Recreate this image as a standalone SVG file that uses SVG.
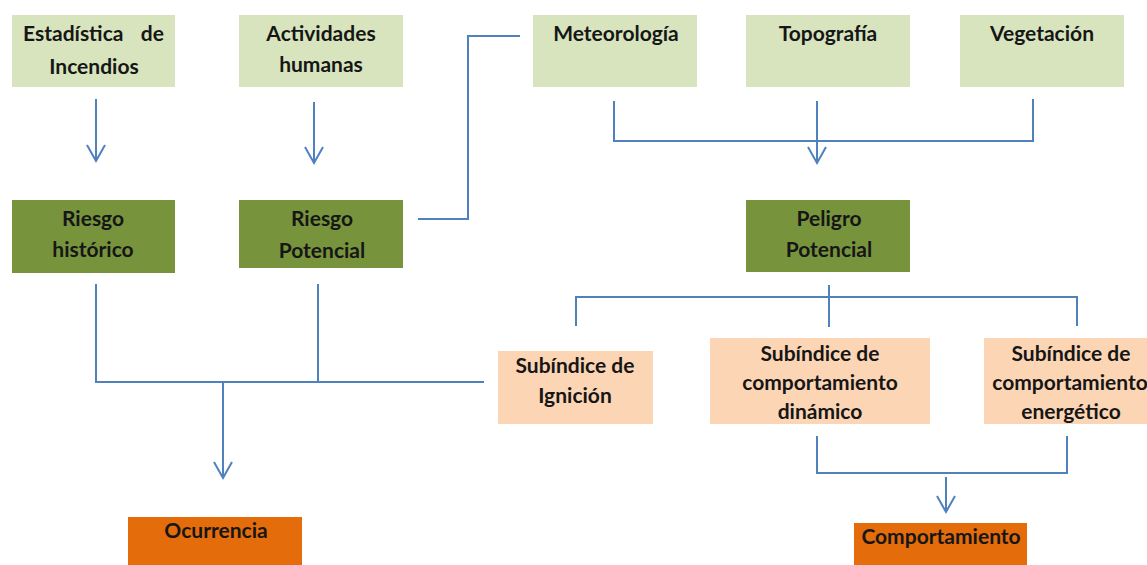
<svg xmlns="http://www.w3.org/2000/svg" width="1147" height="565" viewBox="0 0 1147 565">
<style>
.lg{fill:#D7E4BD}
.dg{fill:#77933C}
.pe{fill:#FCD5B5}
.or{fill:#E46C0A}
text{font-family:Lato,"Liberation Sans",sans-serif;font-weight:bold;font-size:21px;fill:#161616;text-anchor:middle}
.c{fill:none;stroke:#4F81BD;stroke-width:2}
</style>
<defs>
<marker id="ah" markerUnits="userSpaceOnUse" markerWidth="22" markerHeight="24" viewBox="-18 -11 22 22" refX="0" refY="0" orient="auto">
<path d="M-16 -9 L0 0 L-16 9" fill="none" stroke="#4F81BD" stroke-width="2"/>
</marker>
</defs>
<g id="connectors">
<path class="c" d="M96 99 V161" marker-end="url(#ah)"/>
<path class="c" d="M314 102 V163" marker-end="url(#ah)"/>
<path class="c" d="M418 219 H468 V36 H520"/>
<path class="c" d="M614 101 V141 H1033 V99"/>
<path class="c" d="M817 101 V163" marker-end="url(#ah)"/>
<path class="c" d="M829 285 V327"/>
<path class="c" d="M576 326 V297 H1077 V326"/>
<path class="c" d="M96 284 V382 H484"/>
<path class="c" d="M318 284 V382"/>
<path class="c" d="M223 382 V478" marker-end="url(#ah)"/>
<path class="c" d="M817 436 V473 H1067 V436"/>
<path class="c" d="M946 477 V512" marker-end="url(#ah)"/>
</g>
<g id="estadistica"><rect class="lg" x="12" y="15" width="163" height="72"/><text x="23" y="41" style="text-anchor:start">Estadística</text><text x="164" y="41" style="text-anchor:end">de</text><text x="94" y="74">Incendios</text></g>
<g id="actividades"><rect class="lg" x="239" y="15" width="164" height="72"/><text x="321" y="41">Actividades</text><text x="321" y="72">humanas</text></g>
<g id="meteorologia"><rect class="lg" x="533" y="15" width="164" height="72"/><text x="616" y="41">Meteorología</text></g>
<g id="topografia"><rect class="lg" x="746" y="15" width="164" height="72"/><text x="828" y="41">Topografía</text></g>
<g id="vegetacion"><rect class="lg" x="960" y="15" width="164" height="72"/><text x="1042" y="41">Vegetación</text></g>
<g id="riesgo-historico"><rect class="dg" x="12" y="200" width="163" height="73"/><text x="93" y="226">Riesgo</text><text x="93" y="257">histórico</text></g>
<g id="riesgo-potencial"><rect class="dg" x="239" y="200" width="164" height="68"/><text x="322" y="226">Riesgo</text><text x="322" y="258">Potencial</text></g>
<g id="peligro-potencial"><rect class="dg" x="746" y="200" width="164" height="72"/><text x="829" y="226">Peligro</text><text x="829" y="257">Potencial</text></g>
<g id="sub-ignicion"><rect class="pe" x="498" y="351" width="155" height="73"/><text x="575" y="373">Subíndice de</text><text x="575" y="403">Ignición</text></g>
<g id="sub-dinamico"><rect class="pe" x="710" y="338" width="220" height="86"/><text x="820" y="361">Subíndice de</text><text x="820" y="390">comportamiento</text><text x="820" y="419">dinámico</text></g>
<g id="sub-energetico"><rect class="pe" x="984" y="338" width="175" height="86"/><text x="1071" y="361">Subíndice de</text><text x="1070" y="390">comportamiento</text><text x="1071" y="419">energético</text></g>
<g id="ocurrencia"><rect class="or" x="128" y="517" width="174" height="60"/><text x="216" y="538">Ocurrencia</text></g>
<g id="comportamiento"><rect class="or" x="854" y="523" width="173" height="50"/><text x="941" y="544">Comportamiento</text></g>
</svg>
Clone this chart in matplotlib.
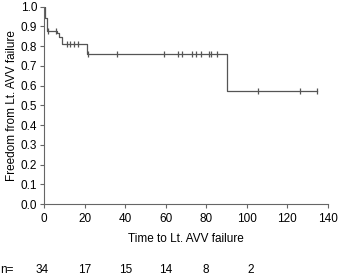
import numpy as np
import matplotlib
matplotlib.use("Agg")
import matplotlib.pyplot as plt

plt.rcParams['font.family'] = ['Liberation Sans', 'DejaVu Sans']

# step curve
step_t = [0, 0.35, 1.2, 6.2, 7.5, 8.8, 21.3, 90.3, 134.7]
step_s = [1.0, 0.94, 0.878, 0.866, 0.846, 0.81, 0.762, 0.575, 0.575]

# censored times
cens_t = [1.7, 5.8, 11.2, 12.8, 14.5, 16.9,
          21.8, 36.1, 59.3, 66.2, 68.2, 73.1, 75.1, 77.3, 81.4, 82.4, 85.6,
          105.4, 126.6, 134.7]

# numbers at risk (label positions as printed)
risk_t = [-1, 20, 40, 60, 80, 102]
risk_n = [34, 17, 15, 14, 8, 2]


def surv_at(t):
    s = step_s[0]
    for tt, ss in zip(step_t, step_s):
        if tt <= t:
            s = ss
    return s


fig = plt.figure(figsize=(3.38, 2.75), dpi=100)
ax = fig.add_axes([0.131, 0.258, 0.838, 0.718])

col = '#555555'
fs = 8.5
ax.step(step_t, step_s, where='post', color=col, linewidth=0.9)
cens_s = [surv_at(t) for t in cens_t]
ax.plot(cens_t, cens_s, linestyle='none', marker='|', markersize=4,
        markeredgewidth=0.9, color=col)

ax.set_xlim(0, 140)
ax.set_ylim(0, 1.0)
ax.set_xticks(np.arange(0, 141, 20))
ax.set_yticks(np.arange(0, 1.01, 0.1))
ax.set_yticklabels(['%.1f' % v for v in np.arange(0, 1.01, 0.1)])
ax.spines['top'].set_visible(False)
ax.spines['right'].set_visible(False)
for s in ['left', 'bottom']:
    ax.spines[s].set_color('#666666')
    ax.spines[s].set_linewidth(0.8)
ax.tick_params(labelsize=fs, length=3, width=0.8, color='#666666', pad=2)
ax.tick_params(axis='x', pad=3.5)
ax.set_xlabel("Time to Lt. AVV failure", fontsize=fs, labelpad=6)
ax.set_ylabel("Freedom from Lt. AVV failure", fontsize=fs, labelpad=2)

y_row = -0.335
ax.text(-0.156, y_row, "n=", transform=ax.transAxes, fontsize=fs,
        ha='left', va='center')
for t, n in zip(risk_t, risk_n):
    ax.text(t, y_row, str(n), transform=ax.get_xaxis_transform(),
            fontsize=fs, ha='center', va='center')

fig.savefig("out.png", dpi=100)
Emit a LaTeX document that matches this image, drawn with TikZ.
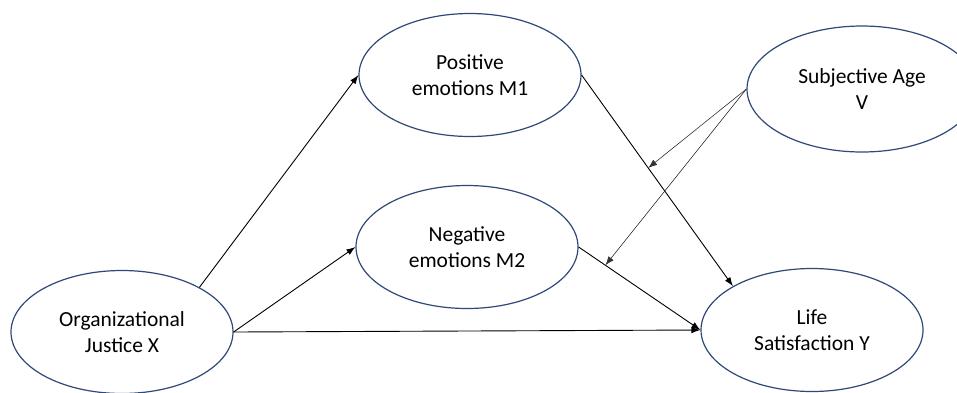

• [What the exercise asks] The records above need to be restated word for word, with the pictures left out.

• [Problem solution]
Recreate this image as a standalone SVG file that uses SVG.
<svg xmlns="http://www.w3.org/2000/svg" width="1147" height="565" viewBox="0 0 1147 565">
<style>
.lg{fill:#D7E4BD}
.dg{fill:#77933C}
.pe{fill:#FCD5B5}
.or{fill:#E46C0A}
text{font-family:Lato,"Liberation Sans",sans-serif;font-weight:bold;font-size:21px;fill:#161616;text-anchor:middle}
.c{fill:none;stroke:#4F81BD;stroke-width:2}
</style>
<defs>
<marker id="ah" markerUnits="userSpaceOnUse" markerWidth="22" markerHeight="24" viewBox="-18 -11 22 22" refX="0" refY="0" orient="auto">
<path d="M-16 -9 L0 0 L-16 9" fill="none" stroke="#4F81BD" stroke-width="2"/>
</marker>
</defs>
<g id="connectors">
<path class="c" d="M96 99 V161" marker-end="url(#ah)"/>
<path class="c" d="M314 102 V163" marker-end="url(#ah)"/>
<path class="c" d="M418 219 H468 V36 H520"/>
<path class="c" d="M614 101 V141 H1033 V99"/>
<path class="c" d="M817 101 V163" marker-end="url(#ah)"/>
<path class="c" d="M829 285 V327"/>
<path class="c" d="M576 326 V297 H1077 V326"/>
<path class="c" d="M96 284 V382 H484"/>
<path class="c" d="M318 284 V382"/>
<path class="c" d="M223 382 V478" marker-end="url(#ah)"/>
<path class="c" d="M817 436 V473 H1067 V436"/>
<path class="c" d="M946 477 V512" marker-end="url(#ah)"/>
</g>
<g id="estadistica"><rect class="lg" x="12" y="15" width="163" height="72"/><text x="23" y="41" style="text-anchor:start">Estadística</text><text x="164" y="41" style="text-anchor:end">de</text><text x="94" y="74">Incendios</text></g>
<g id="actividades"><rect class="lg" x="239" y="15" width="164" height="72"/><text x="321" y="41">Actividades</text><text x="321" y="72">humanas</text></g>
<g id="meteorologia"><rect class="lg" x="533" y="15" width="164" height="72"/><text x="616" y="41">Meteorología</text></g>
<g id="topografia"><rect class="lg" x="746" y="15" width="164" height="72"/><text x="828" y="41">Topografía</text></g>
<g id="vegetacion"><rect class="lg" x="960" y="15" width="164" height="72"/><text x="1042" y="41">Vegetación</text></g>
<g id="riesgo-historico"><rect class="dg" x="12" y="200" width="163" height="73"/><text x="93" y="226">Riesgo</text><text x="93" y="257">histórico</text></g>
<g id="riesgo-potencial"><rect class="dg" x="239" y="200" width="164" height="68"/><text x="322" y="226">Riesgo</text><text x="322" y="258">Potencial</text></g>
<g id="peligro-potencial"><rect class="dg" x="746" y="200" width="164" height="72"/><text x="829" y="226">Peligro</text><text x="829" y="257">Potencial</text></g>
<g id="sub-ignicion"><rect class="pe" x="498" y="351" width="155" height="73"/><text x="575" y="373">Subíndice de</text><text x="575" y="403">Ignición</text></g>
<g id="sub-dinamico"><rect class="pe" x="710" y="338" width="220" height="86"/><text x="820" y="361">Subíndice de</text><text x="820" y="390">comportamiento</text><text x="820" y="419">dinámico</text></g>
<g id="sub-energetico"><rect class="pe" x="984" y="338" width="175" height="86"/><text x="1071" y="361">Subíndice de</text><text x="1070" y="390">comportamiento</text><text x="1071" y="419">energético</text></g>
<g id="ocurrencia"><rect class="or" x="128" y="517" width="174" height="60"/><text x="216" y="538">Ocurrencia</text></g>
<g id="comportamiento"><rect class="or" x="854" y="523" width="173" height="50"/><text x="941" y="544">Comportamiento</text></g>
</svg>
Clone this chart in matplotlib.
import numpy as np
import matplotlib
matplotlib.use("Agg")
import matplotlib.pyplot as plt

plt.rcParams['font.family'] = ['Liberation Sans', 'DejaVu Sans']

# step curve
step_t = [0, 0.35, 1.2, 6.2, 7.5, 8.8, 21.3, 90.3, 134.7]
step_s = [1.0, 0.94, 0.878, 0.866, 0.846, 0.81, 0.762, 0.575, 0.575]

# censored times
cens_t = [1.7, 5.8, 11.2, 12.8, 14.5, 16.9,
          21.8, 36.1, 59.3, 66.2, 68.2, 73.1, 75.1, 77.3, 81.4, 82.4, 85.6,
          105.4, 126.6, 134.7]

# numbers at risk (label positions as printed)
risk_t = [-1, 20, 40, 60, 80, 102]
risk_n = [34, 17, 15, 14, 8, 2]


def surv_at(t):
    s = step_s[0]
    for tt, ss in zip(step_t, step_s):
        if tt <= t:
            s = ss
    return s


fig = plt.figure(figsize=(3.38, 2.75), dpi=100)
ax = fig.add_axes([0.131, 0.258, 0.838, 0.718])

col = '#555555'
fs = 8.5
ax.step(step_t, step_s, where='post', color=col, linewidth=0.9)
cens_s = [surv_at(t) for t in cens_t]
ax.plot(cens_t, cens_s, linestyle='none', marker='|', markersize=4,
        markeredgewidth=0.9, color=col)

ax.set_xlim(0, 140)
ax.set_ylim(0, 1.0)
ax.set_xticks(np.arange(0, 141, 20))
ax.set_yticks(np.arange(0, 1.01, 0.1))
ax.set_yticklabels(['%.1f' % v for v in np.arange(0, 1.01, 0.1)])
ax.spines['top'].set_visible(False)
ax.spines['right'].set_visible(False)
for s in ['left', 'bottom']:
    ax.spines[s].set_color('#666666')
    ax.spines[s].set_linewidth(0.8)
ax.tick_params(labelsize=fs, length=3, width=0.8, color='#666666', pad=2)
ax.tick_params(axis='x', pad=3.5)
ax.set_xlabel("Time to Lt. AVV failure", fontsize=fs, labelpad=6)
ax.set_ylabel("Freedom from Lt. AVV failure", fontsize=fs, labelpad=2)

y_row = -0.335
ax.text(-0.156, y_row, "n=", transform=ax.transAxes, fontsize=fs,
        ha='left', va='center')
for t, n in zip(risk_t, risk_n):
    ax.text(t, y_row, str(n), transform=ax.get_xaxis_transform(),
            fontsize=fs, ha='center', va='center')

fig.savefig("out.png", dpi=100)
Emit a LaTeX document that matches this image, drawn with TikZ.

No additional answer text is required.